ATS’s ten-year operating agreement expired on 2 August 2024. Since then, it has survived on temporary extensions while the Minister and his advisers drift between options: first a direct takeover by TAL, then an open tender, then back again. In April this year, a new agreement was reportedly ready for signing until the Minister withdrew support at the eleventh hour. Stop-gap extensions have been proposed, but none have been signed.

That leaves the government with three choices, all difficult and all expensive.

Option one: TAL absorbs ATS staff, buys its equipment, and begins the lengthy licensing process to operate as a certified ground handler.
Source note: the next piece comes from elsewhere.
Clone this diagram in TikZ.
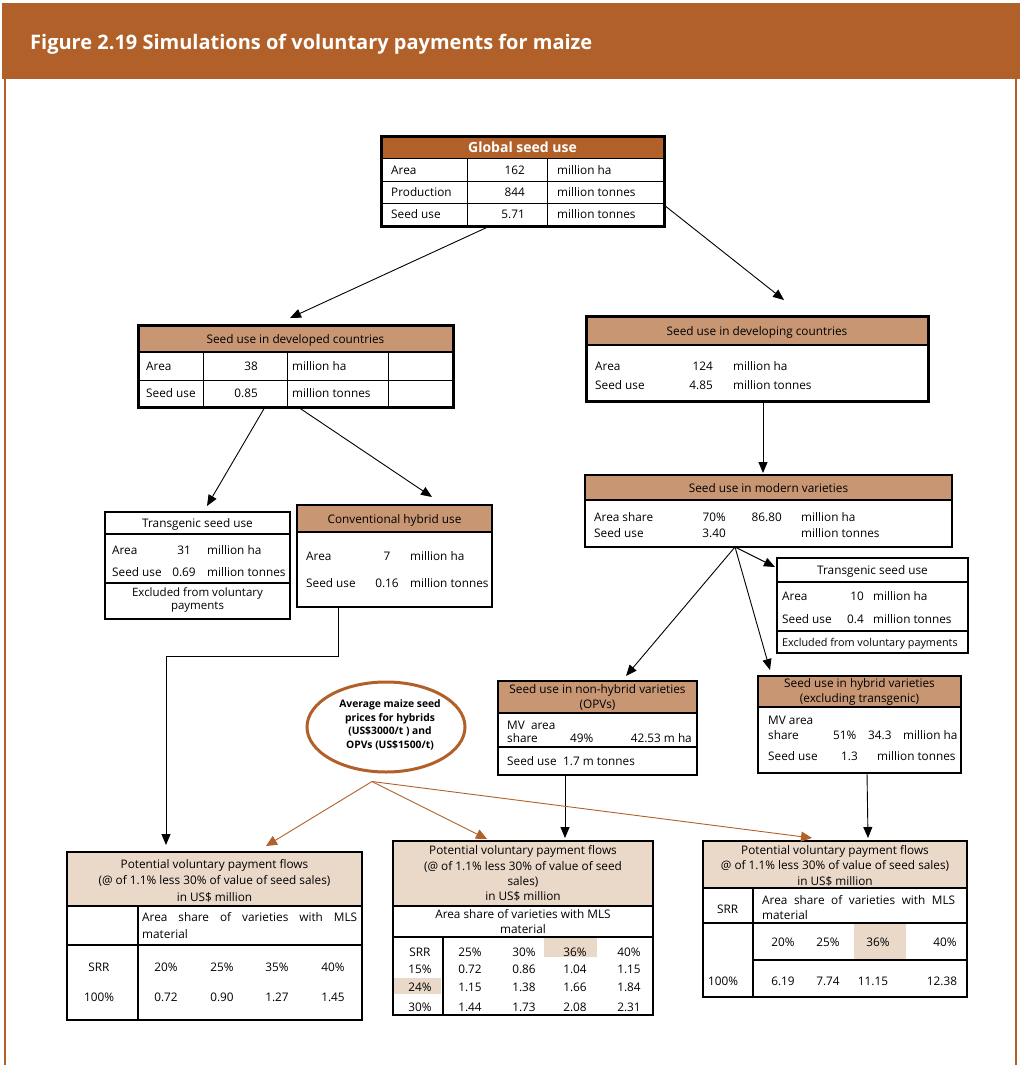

Experts warn that could take more than a year, a delay that could see Air New Zealand suspend flights to Tonga.

Option two: return to the agreement TAL already negotiated with ATS earlier this year, finalise it, and put the issue to rest.

Option three: buy ATS outright, licences and all, though that means paying whatever price ATS decides to name.

“The government now faces a reckoning between policy ambition and operational reality,” one observer said dryly.

Others suspect the situation may soon spiral further. Sources say ATS could withdraw its services altogether, forcing the government to plead for its continued operation to keep planes flying. “The Minister of Public Enterprises and his advisers have certainly given themselves a task,” said another insider.

Meanwhile, the turbulence inside TAL appears to be spreading. Reports surfaced last week that board chairman Tiofilusi Tiueti resigned, along with several other directors across different state-owned enterprises. Neither the ministry nor TAL has commented publicly on the suspensions or the resignations.

For now, Fuaʻamotu International Airport continues to operate on borrowed time, its ground handling service hanging by a thread, its leadership in limbo, and its government seemingly unsure whether it’s flying the plane or simply along for the ride.

As one veteran of Tonga’s aviation industry put it: “This isn’t about who controls the tarmac. It’s about whether anyone’s really in control at all.”